Billie Eilish didn’t mince words when she took the stage at WSJ.’s Innovator Awards on Wednesday night.
Standing in front of a black-tie audience at New York’s Museum of Modern Art, which included Mark Zuckerberg and Priscilla Chan, the 23-year-old accepted the evening’s Music Innovator Award and promptly asked the most impolite question in polite society: why do billionaires exist at all?
“We’re in a time right now where the world is really, really bad and really dark, and people need empathy and help more than ever,” she began, before adding with her trademark smirk, “Love you all, but there’s a few people in here that have a lot more money than me. And if you’re a billionaire, why are you a billionaire? No hate, but yeah, give your money away, shorties.”

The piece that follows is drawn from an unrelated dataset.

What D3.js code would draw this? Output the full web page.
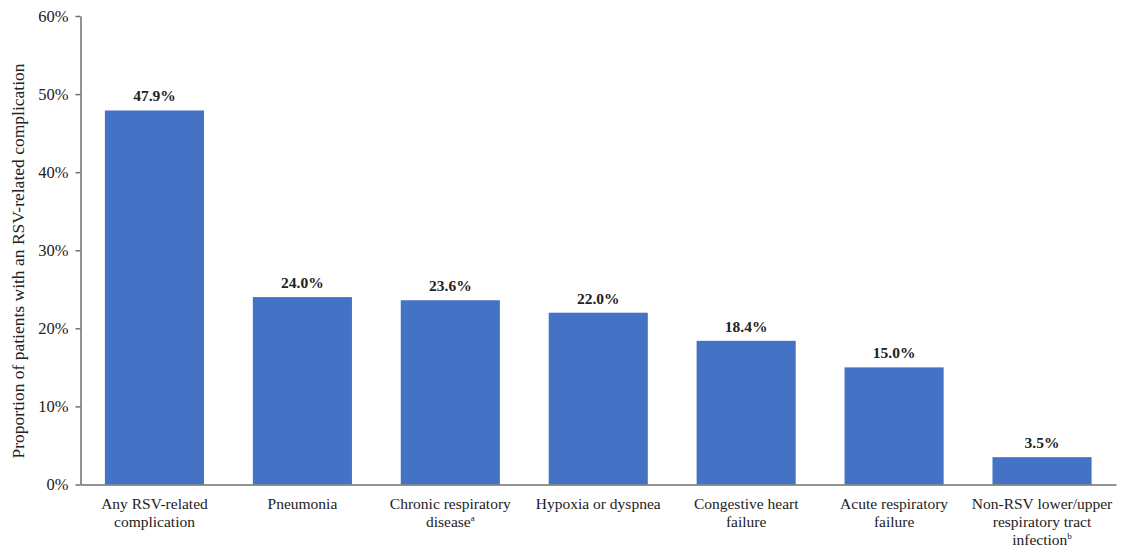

The crowd laughed, but the remark landed like a quiet detonation. While Eilish was calling for empathy, Zuckerberg—whose fortune is estimated around US$251 billion—sat nearby.
His wife, Chan, was being honoured for the Chan Zuckerberg Initiative’s investments in medical research, some of which have drawn scrutiny for their ties to elite institutions such as Harvard and for the couple’s broader role in big-tech philanthropy.

Eilish’s point, however, wasn’t performative. Later in the evening, host Stephen Colbert announced that she would donate $11.5 million from her Hit Me Hard and Soft world tour to organisations addressing food equity, climate justice and carbon reduction.
“Billie, on behalf of all humans, thank you very much,” Colbert said.
It was one of those rare celebrity moments that felt genuinely radical: a young woman standing in a room full of power and asking for something unfashionable—accountability. And in true Billie Eilish fashion, she made it sound effortless. This is why we love her.